Dumpster Diving For Posterity

by Dish Staff

On his peculiar blog, The Other John Updike Archive, Paul Moran documents correspondence and personal artifacts lifted from the author’s trash. In a profile of Moran, Adrienne LaFrance considers how the project “raises fundamental questions about celebrity, privacy, and who ultimately determines the value and scope of an artist’s legacy”:

Moran has kept thousands of pieces of Updike’s garbage—a trove that he says includes photographs, discarded drafts of stories, canceled checks, White House dish_updikestrashylegacy invitations, Christmas cards, love letters, floppy disks, a Mickey Mouse flip book, and a pair of brown tasseled loafers. … James Plath, who is president of The John Updike Society, says Updike would have been “appalled” and “horrified” by Moran sifting through his trash. But Plath commends Moran for what he did. “If I was in the area, I would have done the same thing maybe. I think he did the world’s best dumpster diving.” Others, like the Updike estate’s literary agent Andrew Wylie, see it differently. “Anything he has is stolen,” Wylie said of Moran. “He was a dumpster digger. And he would steal the Updike’s trashbags every Wednesday … The family takes the situation very seriously. They have certainly tried to get him to stop but he’s not stopped.” …

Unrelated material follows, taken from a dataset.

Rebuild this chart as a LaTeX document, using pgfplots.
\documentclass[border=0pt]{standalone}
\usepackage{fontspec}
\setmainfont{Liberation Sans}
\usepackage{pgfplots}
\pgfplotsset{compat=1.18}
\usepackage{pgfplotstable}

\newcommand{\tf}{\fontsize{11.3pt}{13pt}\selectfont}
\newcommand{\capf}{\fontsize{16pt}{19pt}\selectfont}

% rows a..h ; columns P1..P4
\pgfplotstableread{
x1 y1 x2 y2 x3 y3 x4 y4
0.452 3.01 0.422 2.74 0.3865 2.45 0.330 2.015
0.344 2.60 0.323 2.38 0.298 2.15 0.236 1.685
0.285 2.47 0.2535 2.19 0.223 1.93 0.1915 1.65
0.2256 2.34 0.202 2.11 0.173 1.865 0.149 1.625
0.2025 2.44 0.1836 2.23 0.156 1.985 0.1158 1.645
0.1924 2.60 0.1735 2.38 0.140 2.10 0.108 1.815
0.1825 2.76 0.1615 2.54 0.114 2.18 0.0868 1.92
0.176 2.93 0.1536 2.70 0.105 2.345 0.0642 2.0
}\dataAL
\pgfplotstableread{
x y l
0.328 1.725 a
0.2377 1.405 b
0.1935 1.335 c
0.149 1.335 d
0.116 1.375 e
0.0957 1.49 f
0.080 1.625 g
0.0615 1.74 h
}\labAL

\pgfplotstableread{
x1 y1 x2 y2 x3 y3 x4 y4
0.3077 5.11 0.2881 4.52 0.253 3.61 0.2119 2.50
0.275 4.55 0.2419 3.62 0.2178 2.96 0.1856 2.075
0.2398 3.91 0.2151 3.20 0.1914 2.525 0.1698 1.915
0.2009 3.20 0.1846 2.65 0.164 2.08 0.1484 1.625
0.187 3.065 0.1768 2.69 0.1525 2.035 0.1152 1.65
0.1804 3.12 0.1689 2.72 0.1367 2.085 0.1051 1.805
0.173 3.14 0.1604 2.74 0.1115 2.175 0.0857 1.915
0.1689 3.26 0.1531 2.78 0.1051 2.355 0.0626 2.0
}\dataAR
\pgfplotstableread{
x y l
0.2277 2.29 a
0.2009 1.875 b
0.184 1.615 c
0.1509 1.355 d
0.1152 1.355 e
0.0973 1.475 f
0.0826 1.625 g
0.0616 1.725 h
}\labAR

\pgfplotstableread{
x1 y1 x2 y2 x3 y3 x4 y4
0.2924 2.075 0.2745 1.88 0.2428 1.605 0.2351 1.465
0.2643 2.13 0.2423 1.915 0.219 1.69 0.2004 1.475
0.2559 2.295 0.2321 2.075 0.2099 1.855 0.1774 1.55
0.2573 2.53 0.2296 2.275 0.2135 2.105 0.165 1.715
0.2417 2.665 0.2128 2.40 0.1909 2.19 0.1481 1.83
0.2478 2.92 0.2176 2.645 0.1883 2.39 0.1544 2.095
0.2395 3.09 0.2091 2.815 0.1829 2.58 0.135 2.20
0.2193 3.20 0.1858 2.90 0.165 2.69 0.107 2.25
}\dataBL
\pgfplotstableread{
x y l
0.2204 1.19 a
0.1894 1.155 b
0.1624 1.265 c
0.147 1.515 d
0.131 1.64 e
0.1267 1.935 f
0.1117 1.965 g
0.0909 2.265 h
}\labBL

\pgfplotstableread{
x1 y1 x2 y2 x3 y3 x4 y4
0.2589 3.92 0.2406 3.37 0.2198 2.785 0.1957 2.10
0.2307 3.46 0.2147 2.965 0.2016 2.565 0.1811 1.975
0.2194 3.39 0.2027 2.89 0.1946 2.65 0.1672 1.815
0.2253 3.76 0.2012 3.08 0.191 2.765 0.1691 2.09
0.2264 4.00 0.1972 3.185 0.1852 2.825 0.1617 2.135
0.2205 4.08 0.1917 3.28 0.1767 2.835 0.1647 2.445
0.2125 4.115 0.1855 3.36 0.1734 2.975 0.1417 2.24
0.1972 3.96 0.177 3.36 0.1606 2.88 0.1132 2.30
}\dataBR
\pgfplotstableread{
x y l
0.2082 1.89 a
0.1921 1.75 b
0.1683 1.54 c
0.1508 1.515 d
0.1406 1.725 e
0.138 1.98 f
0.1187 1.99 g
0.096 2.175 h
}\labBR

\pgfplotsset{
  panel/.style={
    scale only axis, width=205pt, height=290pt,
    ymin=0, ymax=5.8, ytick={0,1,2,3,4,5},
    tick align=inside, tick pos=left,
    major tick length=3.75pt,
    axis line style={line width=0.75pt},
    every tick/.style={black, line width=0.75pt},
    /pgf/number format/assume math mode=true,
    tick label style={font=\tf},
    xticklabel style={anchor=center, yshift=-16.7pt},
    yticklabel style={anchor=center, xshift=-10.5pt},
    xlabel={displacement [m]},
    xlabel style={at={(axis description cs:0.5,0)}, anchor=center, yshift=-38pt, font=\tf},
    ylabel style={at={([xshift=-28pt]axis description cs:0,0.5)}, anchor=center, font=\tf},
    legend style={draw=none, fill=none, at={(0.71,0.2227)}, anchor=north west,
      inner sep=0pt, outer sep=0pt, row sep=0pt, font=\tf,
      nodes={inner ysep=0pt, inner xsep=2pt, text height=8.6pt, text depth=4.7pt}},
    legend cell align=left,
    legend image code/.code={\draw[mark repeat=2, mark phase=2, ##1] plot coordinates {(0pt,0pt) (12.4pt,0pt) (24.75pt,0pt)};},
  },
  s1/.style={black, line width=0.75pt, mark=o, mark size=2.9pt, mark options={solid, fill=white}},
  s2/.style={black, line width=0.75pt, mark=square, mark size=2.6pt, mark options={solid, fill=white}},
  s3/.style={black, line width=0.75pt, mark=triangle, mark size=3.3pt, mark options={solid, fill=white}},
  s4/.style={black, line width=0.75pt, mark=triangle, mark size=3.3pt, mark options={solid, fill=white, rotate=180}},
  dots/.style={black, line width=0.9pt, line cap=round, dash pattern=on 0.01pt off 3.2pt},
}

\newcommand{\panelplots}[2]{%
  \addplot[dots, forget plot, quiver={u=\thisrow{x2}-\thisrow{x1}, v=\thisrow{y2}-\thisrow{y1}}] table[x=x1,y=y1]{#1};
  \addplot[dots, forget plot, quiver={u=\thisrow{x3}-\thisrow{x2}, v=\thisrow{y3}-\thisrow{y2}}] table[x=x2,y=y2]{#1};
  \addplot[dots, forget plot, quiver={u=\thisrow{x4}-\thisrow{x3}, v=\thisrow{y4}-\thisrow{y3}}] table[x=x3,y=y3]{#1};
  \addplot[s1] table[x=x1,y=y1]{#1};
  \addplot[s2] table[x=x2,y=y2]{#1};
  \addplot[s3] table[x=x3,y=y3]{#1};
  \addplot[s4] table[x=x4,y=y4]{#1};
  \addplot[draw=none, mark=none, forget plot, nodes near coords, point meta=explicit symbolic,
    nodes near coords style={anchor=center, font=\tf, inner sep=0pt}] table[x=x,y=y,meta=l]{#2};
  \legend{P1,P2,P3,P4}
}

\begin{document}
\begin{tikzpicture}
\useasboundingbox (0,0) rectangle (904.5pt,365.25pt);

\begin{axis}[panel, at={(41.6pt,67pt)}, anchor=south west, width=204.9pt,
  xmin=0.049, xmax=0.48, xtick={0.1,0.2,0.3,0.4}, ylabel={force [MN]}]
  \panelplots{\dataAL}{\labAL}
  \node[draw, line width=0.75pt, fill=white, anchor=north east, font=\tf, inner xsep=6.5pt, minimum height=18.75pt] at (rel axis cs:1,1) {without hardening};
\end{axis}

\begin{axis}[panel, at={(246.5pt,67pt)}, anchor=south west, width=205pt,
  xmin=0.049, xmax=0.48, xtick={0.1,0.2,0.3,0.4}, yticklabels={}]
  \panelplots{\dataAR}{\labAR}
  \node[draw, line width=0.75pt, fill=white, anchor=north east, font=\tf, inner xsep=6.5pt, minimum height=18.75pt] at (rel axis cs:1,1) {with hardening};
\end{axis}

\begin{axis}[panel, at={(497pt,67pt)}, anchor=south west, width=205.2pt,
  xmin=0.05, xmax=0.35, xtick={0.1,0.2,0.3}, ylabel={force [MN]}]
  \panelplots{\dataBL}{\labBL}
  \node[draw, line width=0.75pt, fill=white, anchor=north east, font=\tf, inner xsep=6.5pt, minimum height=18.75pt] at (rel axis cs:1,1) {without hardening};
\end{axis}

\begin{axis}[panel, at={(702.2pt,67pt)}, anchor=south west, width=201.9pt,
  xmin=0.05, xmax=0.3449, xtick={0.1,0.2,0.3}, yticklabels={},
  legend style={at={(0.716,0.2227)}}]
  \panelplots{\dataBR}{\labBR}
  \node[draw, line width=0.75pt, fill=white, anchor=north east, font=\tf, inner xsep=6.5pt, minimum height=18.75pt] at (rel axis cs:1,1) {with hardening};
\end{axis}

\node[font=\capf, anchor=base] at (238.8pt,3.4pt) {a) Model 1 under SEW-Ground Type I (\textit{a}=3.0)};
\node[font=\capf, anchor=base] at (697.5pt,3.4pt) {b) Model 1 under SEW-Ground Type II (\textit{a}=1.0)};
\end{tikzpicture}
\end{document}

“It was disgusting, the actual pursuit of it,” Moran told me. “The immediacy made it seem so wrong, but longterm, if you flash back on virtually any major author or historical artist, you would think, ‘I wish I had Mark Twain’s stuff or Andy Warhol’s stuff.’ The only morality, as somebody said to me, is if you could focus more on the culture than the vulture aspect … I just hope that it enhances his legacy.”